■ **Exercise**
Collect every line of the records below that contains the word "drawn".

■ **Working data**
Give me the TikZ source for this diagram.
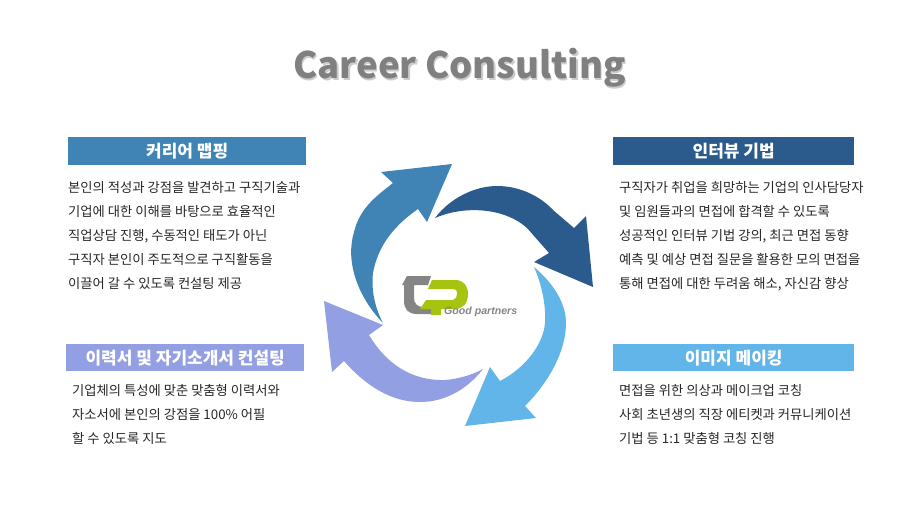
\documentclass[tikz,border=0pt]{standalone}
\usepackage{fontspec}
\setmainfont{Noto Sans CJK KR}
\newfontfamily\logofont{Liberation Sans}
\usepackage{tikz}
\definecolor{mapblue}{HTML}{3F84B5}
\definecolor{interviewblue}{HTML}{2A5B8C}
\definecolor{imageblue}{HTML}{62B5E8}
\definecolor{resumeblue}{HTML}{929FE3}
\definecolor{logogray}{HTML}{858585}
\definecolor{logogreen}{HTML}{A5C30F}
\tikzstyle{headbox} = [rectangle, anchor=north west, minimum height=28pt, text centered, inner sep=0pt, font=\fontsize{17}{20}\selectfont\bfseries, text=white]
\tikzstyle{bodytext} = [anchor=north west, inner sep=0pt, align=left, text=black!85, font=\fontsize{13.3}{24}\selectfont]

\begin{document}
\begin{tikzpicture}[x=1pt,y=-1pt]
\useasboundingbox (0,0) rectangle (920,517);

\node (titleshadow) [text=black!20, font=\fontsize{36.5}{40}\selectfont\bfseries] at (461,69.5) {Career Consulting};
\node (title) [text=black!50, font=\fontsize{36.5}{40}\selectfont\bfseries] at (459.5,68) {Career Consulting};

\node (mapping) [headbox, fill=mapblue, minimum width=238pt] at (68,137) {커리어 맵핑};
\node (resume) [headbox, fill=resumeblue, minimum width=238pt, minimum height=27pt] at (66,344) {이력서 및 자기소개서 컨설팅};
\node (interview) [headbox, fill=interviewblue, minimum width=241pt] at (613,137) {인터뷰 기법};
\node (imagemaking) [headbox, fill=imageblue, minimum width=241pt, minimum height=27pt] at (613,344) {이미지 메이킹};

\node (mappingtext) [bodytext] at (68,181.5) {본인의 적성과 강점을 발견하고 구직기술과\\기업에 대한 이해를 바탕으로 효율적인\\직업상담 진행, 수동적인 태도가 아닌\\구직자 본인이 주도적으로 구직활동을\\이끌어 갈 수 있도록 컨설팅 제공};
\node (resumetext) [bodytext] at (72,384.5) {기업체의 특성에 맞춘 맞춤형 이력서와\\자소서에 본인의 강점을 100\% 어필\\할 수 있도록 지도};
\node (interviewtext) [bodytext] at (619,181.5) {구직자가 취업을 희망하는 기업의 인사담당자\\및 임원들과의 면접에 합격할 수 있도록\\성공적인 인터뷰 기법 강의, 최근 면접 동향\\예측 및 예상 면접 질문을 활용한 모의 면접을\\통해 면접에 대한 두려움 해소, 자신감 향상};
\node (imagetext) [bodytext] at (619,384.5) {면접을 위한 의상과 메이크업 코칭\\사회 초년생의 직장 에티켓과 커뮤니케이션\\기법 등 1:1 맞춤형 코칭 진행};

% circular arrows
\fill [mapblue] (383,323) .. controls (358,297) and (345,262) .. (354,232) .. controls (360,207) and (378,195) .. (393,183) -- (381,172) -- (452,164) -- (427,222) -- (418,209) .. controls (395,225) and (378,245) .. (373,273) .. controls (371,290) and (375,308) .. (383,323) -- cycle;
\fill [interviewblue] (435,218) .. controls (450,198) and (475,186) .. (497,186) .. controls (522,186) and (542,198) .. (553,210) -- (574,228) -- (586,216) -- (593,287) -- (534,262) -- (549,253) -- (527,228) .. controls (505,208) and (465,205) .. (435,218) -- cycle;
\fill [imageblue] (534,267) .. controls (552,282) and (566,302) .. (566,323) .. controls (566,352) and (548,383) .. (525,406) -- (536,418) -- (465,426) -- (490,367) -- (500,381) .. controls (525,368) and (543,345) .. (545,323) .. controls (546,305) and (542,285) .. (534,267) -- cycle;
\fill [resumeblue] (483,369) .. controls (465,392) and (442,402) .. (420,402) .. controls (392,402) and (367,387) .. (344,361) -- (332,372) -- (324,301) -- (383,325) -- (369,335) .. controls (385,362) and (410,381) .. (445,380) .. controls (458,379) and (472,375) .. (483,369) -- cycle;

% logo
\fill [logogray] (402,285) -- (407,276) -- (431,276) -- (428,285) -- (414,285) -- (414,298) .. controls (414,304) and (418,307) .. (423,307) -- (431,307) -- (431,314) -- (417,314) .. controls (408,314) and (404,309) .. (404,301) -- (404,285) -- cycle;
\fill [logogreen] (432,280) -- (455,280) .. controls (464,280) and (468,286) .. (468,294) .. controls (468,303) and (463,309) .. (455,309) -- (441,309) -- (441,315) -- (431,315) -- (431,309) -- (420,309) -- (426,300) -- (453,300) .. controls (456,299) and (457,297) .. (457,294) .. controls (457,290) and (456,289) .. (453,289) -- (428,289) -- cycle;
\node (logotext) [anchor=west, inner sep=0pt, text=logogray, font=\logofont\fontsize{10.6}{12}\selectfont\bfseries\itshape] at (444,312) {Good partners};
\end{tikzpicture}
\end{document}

==

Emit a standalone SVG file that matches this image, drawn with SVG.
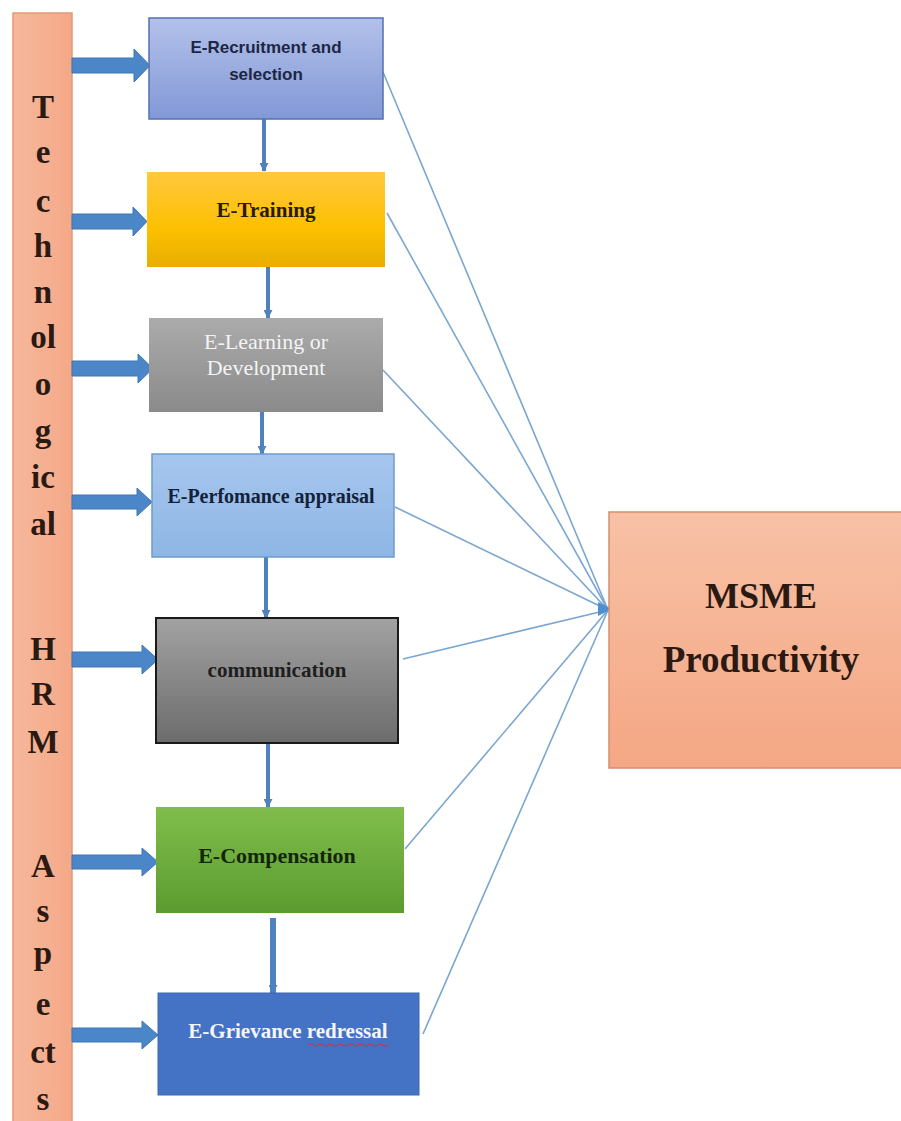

--

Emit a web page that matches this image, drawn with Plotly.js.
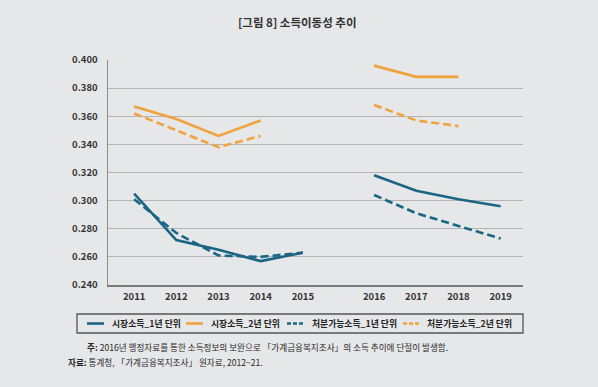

■ **Task solution**
Emit a standalone SVG file that matches this image, drawn with SVG.
Emit a web page that matches this image, drawn with Plotly.js.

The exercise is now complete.